TASK GOAL:
Leaving out every picture, copy the lines of the data exactly, from the first through the line containing "const edcCloseSD = [6.4, 8.2, 10.3, 7.3];".

##### PROVIDED MATERIAL #####

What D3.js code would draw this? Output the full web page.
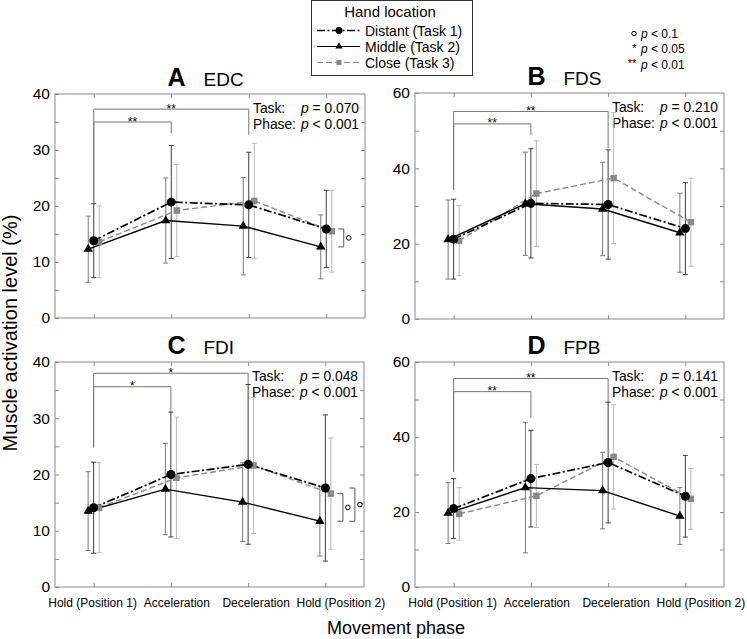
<!DOCTYPE html>
<html><head><meta charset="utf-8">
<script src="https://cdn.jsdelivr.net/npm/d3@7"></script>
<style>
body{margin:0;background:#fff}
svg{display:block}
text{font-family:"Liberation Sans",Arial,Helvetica,sans-serif}
</style>
</head><body>
<svg id="c" width="747" height="639"></svg>
<script>
// ---------- DATA ----------
const phases = ["Hold (Position 1)", "Acceleration", "Deceleration", "Hold (Position 2)"];
const seriesNames = ["Distant (Task 1)", "Middle (Task 2)", "Close (Task 3)"];

// EDC (A)
const edcDistant = [13.8, 20.7, 20.2, 15.9];
const edcDistantSD = [6.6, 10.1, 9.4, 6.9];
const edcMiddle = [12.3, 17.4, 16.4, 12.7];
const edcMiddleSD = [5.9, 7.6, 8.7, 5.7];
const edcClose = [13.6, 19.2, 20.9, 15.5];
const edcCloseSD = [6.4, 8.2, 10.3, 7.3];

// FDS (B)
const fdsDistant = [21.2, 30.7, 30.4, 24.0];
const fdsDistantSD = [10.6, 14.5, 14.5, 12.2];
const fdsMiddle = [21.1, 30.6, 29.2, 22.9];
const fdsMiddleSD = [10.5, 13.7, 12.4, 10.5];
const fdsClose = [20.8, 33.3, 37.4, 25.7];
const fdsCloseSD = [9.3, 14.0, 17.4, 11.7];

// FDI (C)
const fdiDistant = [14.1, 20.0, 21.8, 17.6];
const fdiDistantSD = [8.1, 11.1, 14.2, 13.0];
const fdiMiddle = [13.5, 17.4, 15.1, 11.7];
const fdiMiddleSD = [7.0, 8.1, 7.0, 6.2];
const fdiClose = [14.1, 19.4, 21.6, 16.6];
const fdiCloseSD = [8.0, 10.8, 12.1, 9.9];

// FPB (D)
const fpbDistant = [20.9, 28.9, 33.2, 24.2];
const fpbDistantSD = [8.0, 12.9, 16.1, 10.9];
const fpbMiddle = [19.7, 26.5, 25.7, 18.9];
const fpbMiddleSD = [8.1, 17.4, 10.2, 7.6];
const fpbClose = [19.5, 24.3, 34.7, 23.5];
const fpbCloseSD = [7.0, 8.4, 13.9, 8.1];

// statistics text
const taskP = ["0.070", "0.210", "0.048", "0.141"];
const phaseP = ["0.001", "0.001", "0.001", "0.001"];

// phase comparison brackets (values in %)
const edcBrackets = [
  {from: 0, to: 1, top: 35.0, leftEnd: 20.4, rightEnd: 33.0, label: "**"},
  {from: 0, to: 2, top: 37.3, leftEnd: 20.4, rightEnd: 32.7, label: "**"}];
const fdsBrackets = [
  {from: 0, to: 1, top: 51.8, leftEnd: 34.3, rightEnd: 48.9, label: "**"},
  {from: 0, to: 2, top: 55.1, leftEnd: 34.3, rightEnd: 45.2, label: "**"}];
const fdiBrackets = [
  {from: 0, to: 1, top: 35.6, leftEnd: 24.8, rightEnd: 31.0, label: "*"},
  {from: 0, to: 2, top: 38.0, leftEnd: 24.8, rightEnd: 35.9, label: "*"}];
const fpbBrackets = [
  {from: 0, to: 1, top: 52.1, leftEnd: 30.7, rightEnd: 45.0, label: "**"},
  {from: 0, to: 2, top: 55.6, leftEnd: 30.7, rightEnd: 49.1, label: "**"}];

// task comparison brackets (series index a vs b at a phase, p < 0.1)
const edcTaskBrackets = [{phase: 3, a: 0, b: 1, level: 0}];
const fdsTaskBrackets = [];
const fdiTaskBrackets = [{phase: 3, a: 2, b: 1, level: 0}, {phase: 3, a: 0, b: 1, level: 1}];
const fpbTaskBrackets = [];

const sigLabels = ["p < 0.1", "p < 0.05", "p < 0.01"];

// ---------- LAYOUT / STYLE ----------
const styles = [
  {line: "#000", width: 1.7, dash: "8,2.5,2,2.5", symbol: d3.symbolCircle, size: 64, fill: "#000", err: "#3c3c3c", dx: 0},
  {line: "#000", width: 1.4, dash: null, symbol: d3.symbolTriangle, size: 38, fill: "#000", err: "#7a7a7a", dx: -5.5},
  {line: "#8a8a8a", width: 1.4, dash: "6,3", symbol: d3.symbolSquare, size: 42, fill: "#888", err: "#b8b8b8", dx: 5.5}
];
const frameColor = "#8a8a8a";
const labelShift = [-1.5, 5.5, 7.5, 15];   // horizontal nudge of the phase labels

const panels = [
  {letter: "A", name: "EDC", means: [edcDistant, edcMiddle, edcClose], sds: [edcDistantSD, edcMiddleSD, edcCloseSD],
   max: 40, major: 10, minor: 5, x0: 55, x1: 365, top: 94, bottom: 318, xLabels: false,
   brackets: edcBrackets, taskBr: edcTaskBrackets, idx: 0},
  {letter: "B", name: "FDS", means: [fdsDistant, fdsMiddle, fdsClose], sds: [fdsDistantSD, fdsMiddleSD, fdsCloseSD],
   max: 60, major: 20, minor: 10, x0: 415, x1: 724, top: 93, bottom: 319, xLabels: false,
   brackets: fdsBrackets, taskBr: fdsTaskBrackets, idx: 1},
  {letter: "C", name: "FDI", means: [fdiDistant, fdiMiddle, fdiClose], sds: [fdiDistantSD, fdiMiddleSD, fdiCloseSD],
   max: 40, major: 10, minor: 5, x0: 55, x1: 364, top: 362, bottom: 587, xLabels: true,
   brackets: fdiBrackets, taskBr: fdiTaskBrackets, idx: 2},
  {letter: "D", name: "FPB", means: [fpbDistant, fpbMiddle, fpbClose], sds: [fpbDistantSD, fpbMiddleSD, fpbCloseSD],
   max: 60, major: 20, minor: 10, x0: 415, x1: 724, top: 362, bottom: 587, xLabels: true,
   brackets: fpbBrackets, taskBr: fpbTaskBrackets, idx: 3}
];

const svg = d3.select("#c");

panels.forEach(p => {
  const x = d3.scalePoint().domain(phases).range([p.x0, p.x1]).padding(0.5);
  const y = d3.scaleLinear().domain([0, p.max]).range([p.bottom, p.top]);
  const g = svg.append("g");
  const ticksV = d3.range(0, p.max + 0.001, p.minor);

  // frame
  g.append("rect").attr("x", p.x0).attr("y", p.top).attr("width", p.x1 - p.x0).attr("height", p.bottom - p.top)
    .attr("fill", "none").attr("stroke", frameColor).attr("stroke-width", 1);

  const styleAxis = sel => {
    sel.select(".domain").remove();
    sel.selectAll(".tick line").attr("stroke", frameColor);
  };
  g.append("g").attr("transform", `translate(${p.x0},0)`)
    .call(d3.axisLeft(y).tickValues(ticksV).tickSize(-4).tickPadding(5)
      .tickFormat(d => d % p.major === 0 ? d : ""))
    .call(styleAxis)
    .call(s => s.selectAll("text").attr("font-size", 15.5).attr("fill", "#000")
      .attr("font-family", '"Liberation Sans",Arial,sans-serif'));
  g.append("g").attr("transform", `translate(${p.x1},0)`)
    .call(d3.axisRight(y).tickValues(ticksV.filter(v => v > 0 && v < p.max)).tickSize(-4).tickFormat(""))
    .call(styleAxis);
  g.append("g").attr("transform", `translate(0,${p.top})`)
    .call(d3.axisTop(x).tickSize(-4).tickFormat(""))
    .call(styleAxis);
  g.append("g").attr("transform", `translate(0,${p.bottom})`)
    .call(d3.axisBottom(x).tickSize(-4).tickPadding(11).tickFormat(p.xLabels ? (d => d) : ""))
    .call(styleAxis)
    .call(s => s.selectAll("text").attr("font-size", 12).attr("fill", "#000")
      .attr("dx", (d, i) => labelShift[i])
      .attr("font-family", '"Liberation Sans",Arial,sans-serif'));

  // title
  g.append("text").attr("x", p.x0 + 112.5).attr("y", p.top - 8).attr("font-size", 25).attr("font-weight", "bold").text(p.letter);
  g.append("text").attr("x", p.x0 + 148.5).attr("y", p.top - 8).attr("font-size", 19).text(p.name);

  // statistics
  const st = g.append("g").attr("font-size", 13.8);
  st.append("text").attr("x", p.x1 - 112).attr("y", p.top + 19).text("Task:");
  st.append("text").attr("x", p.x1 - 112).attr("y", p.top + 34.5).text("Phase:");
  const t1 = st.append("text").attr("x", p.x1 - 6).attr("y", p.top + 19).attr("text-anchor", "end");
  t1.append("tspan").attr("font-style", "italic").text("p");
  t1.append("tspan").text(" = " + taskP[p.idx]);
  const t2 = st.append("text").attr("x", p.x1 - 6).attr("y", p.top + 34.5).attr("text-anchor", "end");
  t2.append("tspan").attr("font-style", "italic").text("p");
  t2.append("tspan").text(" < " + phaseP[p.idx]);

  // phase brackets
  p.brackets.forEach(b => {
    const xa = x(phases[b.from]), xb = x(phases[b.to]);
    g.append("path")
      .attr("d", `M${xa},${y(b.leftEnd)}V${y(b.top)}H${xb}V${y(b.rightEnd)}`)
      .attr("fill", "none").attr("stroke", "#777").attr("stroke-width", 1);
    g.append("text").attr("x", (xa + xb) / 2).attr("y", y(b.top) + 3.5).attr("text-anchor", "middle")
      .attr("font-size", 12).text(b.label);
  });

  // error bars
  [2, 1, 0].forEach(si => {
    const s = styles[si];
    phases.forEach((ph, i) => {
      const cx = x(ph) + s.dx, m = p.means[si][i], sd = p.sds[si][i];
      g.append("path")
        .attr("d", `M${cx},${y(m - sd)}V${y(m + sd)}M${cx - 2.5},${y(m - sd)}H${cx + 2.5}M${cx - 2.5},${y(m + sd)}H${cx + 2.5}`)
        .attr("fill", "none").attr("stroke", s.err).attr("stroke-width", 1);
    });
  });

  // lines
  [2, 1, 0].forEach(si => {
    const s = styles[si];
    const line = d3.line().x((d, i) => x(phases[i]) + s.dx).y(d => y(d));
    g.append("path").attr("d", line(p.means[si])).attr("fill", "none")
      .attr("stroke", s.line).attr("stroke-width", s.width).attr("stroke-dasharray", s.dash);
  });

  // markers
  [2, 1, 0].forEach(si => {
    const s = styles[si];
    p.means[si].forEach((m, i) => {
      g.append("path").attr("d", d3.symbol().type(s.symbol).size(s.size)())
        .attr("transform", `translate(${x(phases[i]) + s.dx},${y(m)})`).attr("fill", s.fill);
    });
  });

  // task brackets
  p.taskBr.forEach(b => {
    const bx = x(phases[b.phase]) + 12 + b.level * 12;
    const ya = y(p.means[b.a][b.phase]), yb = y(p.means[b.b][b.phase]);
    g.append("path").attr("d", `M${bx},${ya}H${bx + 5.5}V${yb}H${bx}`)
      .attr("fill", "none").attr("stroke", "#555").attr("stroke-width", 1);
    g.append("circle").attr("cx", bx + 10.5).attr("cy", (ya + yb) / 2).attr("r", 2.3)
      .attr("fill", "none").attr("stroke", "#000").attr("stroke-width", 1);
  });
});

// y label
svg.append("text").attr("transform", "translate(17,333) rotate(-90)").attr("text-anchor", "middle")
  .attr("font-size", 20).text("Muscle activation level (%)");
// x label
svg.append("text").attr("x", 396).attr("y", 634).attr("text-anchor", "middle")
  .attr("font-size", 18).text("Movement phase");

// legend
const lg = svg.append("g");
lg.append("rect").attr("x", 311.5).attr("y", 0.5).attr("width", 161).attr("height", 75)
  .attr("fill", "#fff").attr("stroke", "#333").attr("stroke-width", 1);
lg.append("text").attr("x", 390).attr("y", 17).attr("text-anchor", "middle").attr("font-size", 15).text("Hand location");
seriesNames.forEach((n, i) => {
  const s = styles[i], cy = 30.5 + i * 16;
  lg.append("line").attr("x1", 317).attr("x2", 360).attr("y1", cy).attr("y2", cy)
    .attr("stroke", s.line).attr("stroke-width", s.width - 0.3).attr("stroke-dasharray", s.dash);
  lg.append("path").attr("d", d3.symbol().type(s.symbol).size(s.size * 0.6)())
    .attr("transform", `translate(339,${cy})`).attr("fill", s.fill);
  lg.append("text").attr("x", 365).attr("y", cy + 5).attr("font-size", 14).text(n);
});

// significance key
const sk = svg.append("g");
sk.append("circle").attr("cx", 634).attr("cy", 33.5).attr("r", 2.2).attr("fill", "none").attr("stroke", "#000");
sk.append("text").attr("x", 634.5).attr("y", 52).attr("text-anchor", "middle").attr("font-size", 11).text("*");
sk.append("text").attr("x", 632).attr("y", 67).attr("text-anchor", "middle").attr("font-size", 11).text("**");
sigLabels.forEach((t, i) => {
  const tx = sk.append("text").attr("x", 641).attr("y", 37.5 + i * 15.5).attr("font-size", 12);
  tx.append("tspan").attr("font-style", "italic").text(t.slice(0, 1));
  tx.append("tspan").text(t.slice(1));
});
</script>
</body></html>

#####

EXERCISE ANSWER:
What D3.js code would draw this? Output the full web page.
<!DOCTYPE html>
<html><head><meta charset="utf-8">
<script src="https://cdn.jsdelivr.net/npm/d3@7"></script>
<style>
body{margin:0;background:#fff}
svg{display:block}
text{font-family:"Liberation Sans",Arial,Helvetica,sans-serif}
</style>
</head><body>
<svg id="c" width="747" height="639"></svg>
<script>
// ---------- DATA ----------
const phases = ["Hold (Position 1)", "Acceleration", "Deceleration", "Hold (Position 2)"];
const seriesNames = ["Distant (Task 1)", "Middle (Task 2)", "Close (Task 3)"];

// EDC (A)
const edcDistant = [13.8, 20.7, 20.2, 15.9];
const edcDistantSD = [6.6, 10.1, 9.4, 6.9];
const edcMiddle = [12.3, 17.4, 16.4, 12.7];
const edcMiddleSD = [5.9, 7.6, 8.7, 5.7];
const edcClose = [13.6, 19.2, 20.9, 15.5];
const edcCloseSD = [6.4, 8.2, 10.3, 7.3];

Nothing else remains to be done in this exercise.